November 2019

In this age of social media, companies and brands have faced countless criticisms for their lack of transparency, copyright infringements disguised in the form of “flattery or inspiration” and we can’t forget the many inclusivity flops.

Brands, including beauty brands, are now dedicating more of their marketing budgets to paying influencers for their “honest” reviews in hopes that they can convince the public to purchase their products. What’s more striking is that consumers are heavily relying on social media for help in determining where to place their value and money. With these stakes, some companies have turned to deceptive practices in a search for social media popularity.

Artificial intelligence (AI) is a field of computer science referring to intelligence demonstrated by machines, in contrast to the natural intelligence displayed by humans. Social media platforms use artificial intelligence technologies such as natural language processing to understand text data, and image processing for facial recognition.

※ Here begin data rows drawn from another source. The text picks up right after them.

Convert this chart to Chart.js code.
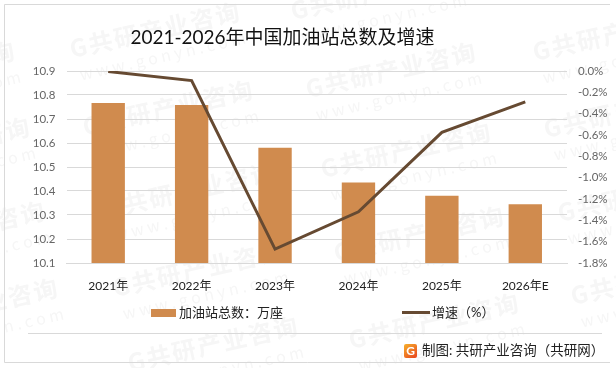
<!DOCTYPE html>
<html lang="zh">
<head>
<meta charset="utf-8">
<title>2021-2026年中国加油站总数及增速</title>
<script src="https://cdn.jsdelivr.net/npm/chart.js@4/dist/chart.umd.min.js"></script>
<style>
  html, body { margin: 0; padding: 0; background: #fff; }
  canvas { display: block; }
</style>
</head>
<body>
<canvas id="chart" width="616" height="368"></canvas>
<script>
const chartTitle = '2021-2026年中国加油站总数及增速';
const years      = ['2021年', '2022年', '2023年', '2024年', '2025年', '2026年E'];
const stations   = [10.767, 10.758, 10.58, 10.435, 10.38, 10.345];
const growth     = [-0.005, -0.09, -1.67, -1.32, -0.575, -0.29];
const stationsName = '加油站总数：万座';
const growthName   = '增速（%）';
const credit       = '制图: 共研产业咨询（共研网）';

const FONT = 'Lato, "Noto Sans CJK SC", sans-serif';
const BAR_COLOR  = '#d08b4e';
const LINE_COLOR = '#664a32';
const GRID_COLOR = '#d9d9d9';

// watermark start points
const marks = [
  [-153, 97], [-138, 173], [-123, 257], [-110, 334],
  [72, 58], [85, 136], [107, 218], [115, 297], [130, 372],
  [293, 20], [308, 98], [323, 178], [336, 262], [351, 349],
  [535, 61], [546, 138], [560, 222], [573, 305]
];

const backdrop = {
  id: 'backdrop',
  beforeDraw(chart) {
    const ctx = chart.ctx;
    ctx.save();
    ctx.fillStyle = '#fff';
    ctx.fillRect(0, 0, chart.width, chart.height);

    // watermarks
    marks.forEach(([x, y]) => {
      ctx.save();
      ctx.translate(x, y);
      ctx.rotate(-12.7 * Math.PI / 180);
      ctx.fillStyle = '#f6f6f6';
      ctx.font = 'bold 24px "Noto Sans CJK SC"';
      ctx.letterSpacing = '2px';
      ctx.fillText('G共研产业咨询', 0, 0);
      ctx.font = '16px "Noto Sans CJK SC"';
      ctx.letterSpacing = '0px';
      ctx.fillText('w w w . g o n y n . c o m', 4, 24);
      ctx.restore();
    });

    // frame (open on the right, the picture is cut there) and the rule above the credit
    ctx.strokeStyle = GRID_COLOR;
    ctx.lineWidth = 1;
    ctx.beginPath();
    ctx.moveTo(610, 4.5);
    ctx.lineTo(4.5, 4.5);
    ctx.lineTo(4.5, 362.5);
    ctx.lineTo(610, 362.5);
    ctx.moveTo(28, 333.5);
    ctx.lineTo(602, 333.5);
    ctx.stroke();

    // title
    ctx.fillStyle = '#111';
    ctx.font = '19px ' + FONT;
    ctx.textAlign = 'center';
    ctx.textBaseline = 'middle';
    ctx.fillText(chartTitle, 282.5, 38);

    // legend
    ctx.font = '13px ' + FONT;
    ctx.textAlign = 'left';
    ctx.fillStyle = BAR_COLOR;
    ctx.fillRect(151, 309, 25, 8);
    ctx.fillStyle = '#222';
    ctx.fillText(stationsName, 179, 313);
    ctx.strokeStyle = LINE_COLOR;
    ctx.lineWidth = 3;
    ctx.beginPath();
    ctx.moveTo(402, 312.5);
    ctx.lineTo(430, 312.5);
    ctx.stroke();
    ctx.fillText(growthName, 432, 313);

    // credit with its logo
    const grad = ctx.createLinearGradient(404, 343, 416, 358);
    grad.addColorStop(0, '#f7b52c');
    grad.addColorStop(1, '#e8461e');
    ctx.fillStyle = grad;
    ctx.beginPath();
    ctx.roundRect(404, 344, 13, 14, 2);
    ctx.fill();
    ctx.fillStyle = '#fff';
    ctx.font = 'bold 12px ' + FONT;
    ctx.textAlign = 'center';
    ctx.fillText('G', 410.5, 351);
    ctx.fillStyle = '#222';
    ctx.font = '13.5px ' + FONT;
    ctx.textAlign = 'left';
    ctx.fillText(credit, 422, 351);
    ctx.restore();
  }
};

new Chart(document.getElementById('chart'), {
  data: {
    labels: years,
    datasets: [
      {
        type: 'line',
        label: growthName,
        data: growth,
        yAxisID: 'y1',
        borderColor: LINE_COLOR,
        borderWidth: 3,
        pointRadius: 0,
        tension: 0,
        order: 1
      },
      {
        type: 'bar',
        label: stationsName,
        data: stations,
        yAxisID: 'y',
        backgroundColor: BAR_COLOR,
        categoryPercentage: 1,
        barPercentage: 0.4,
        order: 2
      }
    ]
  },
  options: {
    responsive: false,
    animation: false,
    layout: { padding: { top: 71, left: 0, right: 0, bottom: 0 } },
    plugins: { legend: { display: false }, title: { display: false }, tooltip: { enabled: false } },
    scales: {
      x: {
        grid: { display: false },
        border: { color: GRID_COLOR },
        ticks: { color: '#222', font: { family: FONT, size: 12 }, padding: 8, maxRotation: 0 },
        afterFit(axis) { axis.height = 105; }
      },
      y: {
        min: 10.1,
        max: 10.9,
        grid: { color: GRID_COLOR, drawTicks: false },
        border: { display: false },
        ticks: {
          stepSize: 0.1,
          color: '#666',
          font: { family: FONT, size: 11.5 },
          padding: 11,
          callback: v => v.toFixed(1)
        },
        afterFit(axis) { axis.width = 66.5; }
      },
      y1: {
        position: 'right',
        min: -1.8,
        max: 0,
        grid: { display: false, drawTicks: false },
        border: { display: false },
        ticks: {
          stepSize: 0.2,
          color: '#666',
          font: { family: FONT, size: 11.5 },
          padding: 11,
          callback: v => v.toFixed(1) + '%'
        },
        afterFit(axis) { axis.width = 49; }
      }
    }
  },
  plugins: [backdrop]
});
</script>
</body>
</html>
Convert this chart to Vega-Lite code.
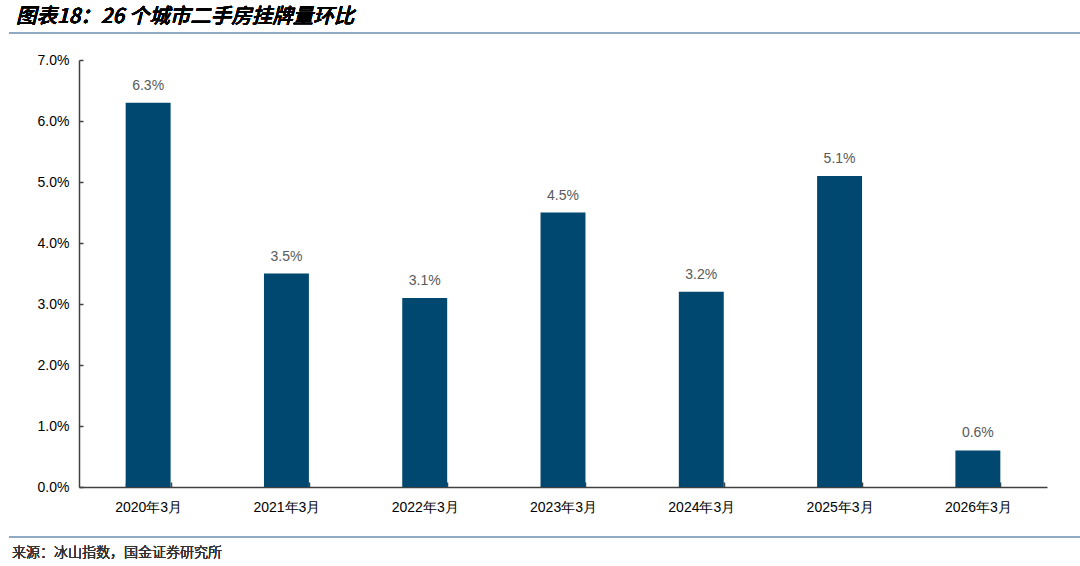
{
  "$schema": "https://vega.github.io/schema/vega-lite/v6.json",
  "width": 968,
  "height": 427,
  "autosize": {"type": "none"},
  "padding": {"left": 79, "top": 60, "right": 33, "bottom": 79},
  "background": "white",
  "config": {"view": {"stroke": null}, "font": "Liberation Sans"},
  "data": {
    "values": [
      {"month": "2020年3月", "v": 0.063},
      {"month": "2021年3月", "v": 0.035},
      {"month": "2022年3月", "v": 0.031},
      {"month": "2023年3月", "v": 0.045},
      {"month": "2024年3月", "v": 0.032},
      {"month": "2025年3月", "v": 0.051},
      {"month": "2026年3月", "v": 0.006}
    ]
  },
  "encoding": {
    "x": {
      "field": "month",
      "type": "nominal",
      "sort": null,
      "scale": {"paddingInner": 0.675, "paddingOuter": 0.3375},
      "axis": {
        "title": null,
        "labelAngle": 0,
        "labelFont": "Liberation Sans",
        "labelFontSize": 14,
        "labelColor": "#000000",
        "labelPadding": 18,
        "tickBand": "extent",
        "tickSize": -5,
        "tickColor": "#404040",
        "tickWidth": 1.5,
        "domainColor": "#404040",
        "domainWidth": 1.5
      }
    }
  },
  "layer": [
    {
      "mark": {"type": "bar", "color": "#00486F"},
      "encoding": {
        "y": {
          "field": "v",
          "type": "quantitative",
          "scale": {"domain": [0, 0.07], "nice": false},
          "axis": {
            "title": null,
            "format": ".1%",
            "values": [0, 0.01, 0.02, 0.03, 0.04, 0.05, 0.06, 0.07],
            "grid": false,
            "labelFont": "Liberation Sans",
            "labelFontSize": 14,
            "labelColor": "#000000",
            "labelPadding": 14,
            "tickSize": -4,
            "tickColor": "#404040",
            "tickWidth": 1.5,
            "domainColor": "#404040",
            "domainWidth": 1.5
          }
        }
      }
    },
    {
      "mark": {"type": "text", "baseline": "bottom", "dy": -10, "fontSize": 14, "color": "#595959", "font": "Liberation Sans"},
      "encoding": {
        "y": {"field": "v", "type": "quantitative"},
        "text": {"field": "v", "type": "quantitative", "format": ".1%"}
      }
    },
    {
      "mark": {"type": "rule", "color": "#8FAAC2", "strokeWidth": 1.5},
      "encoding": {
        "x": {"value": -70},
        "x2": {"value": 1001},
        "y": {"value": -27}
      }
    },
    {
      "mark": {"type": "rule", "color": "#8FAAC2", "strokeWidth": 1.5},
      "encoding": {
        "x": {"value": -70},
        "x2": {"value": 1001},
        "y": {"value": 477}
      }
    },
    {
      "mark": {"type": "text", "align": "left", "baseline": "middle", "fontSize": 20.5, "fontWeight": 500, "fontStyle": "italic", "color": "#000000", "font": "Noto Sans CJK SC", "text": "图表18：26 个城市二手房挂牌量环比"},
      "encoding": {
        "x": {"value": -63},
        "y": {"value": -43}
      }
    },
    {
      "mark": {"type": "text", "align": "left", "baseline": "middle", "fontSize": 14, "fontWeight": 300, "letterSpacing": 1.7, "color": "#333333", "font": "Noto Sans CJK SC", "text": "来源：冰山指数，国金证券研究所"},
      "encoding": {
        "x": {"value": -67},
        "y": {"value": 493}
      }
    }
  ]
}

In some instances, regulation tries to create a “legal” definition of AI. For example, a law requiring disclosure of chat bots defines “bot” as “an automated online account where all or substantially all of the actions or posts of that account are not the result of a person.” Article 22 of GDPR provides for the right not to be subject to a decision based solely on “automated processing, including profiling” with legal or significant impact. AI laws also refer to driverless vehicles. These legal definitions of AI determine whether the law applies to the particular AI process or system.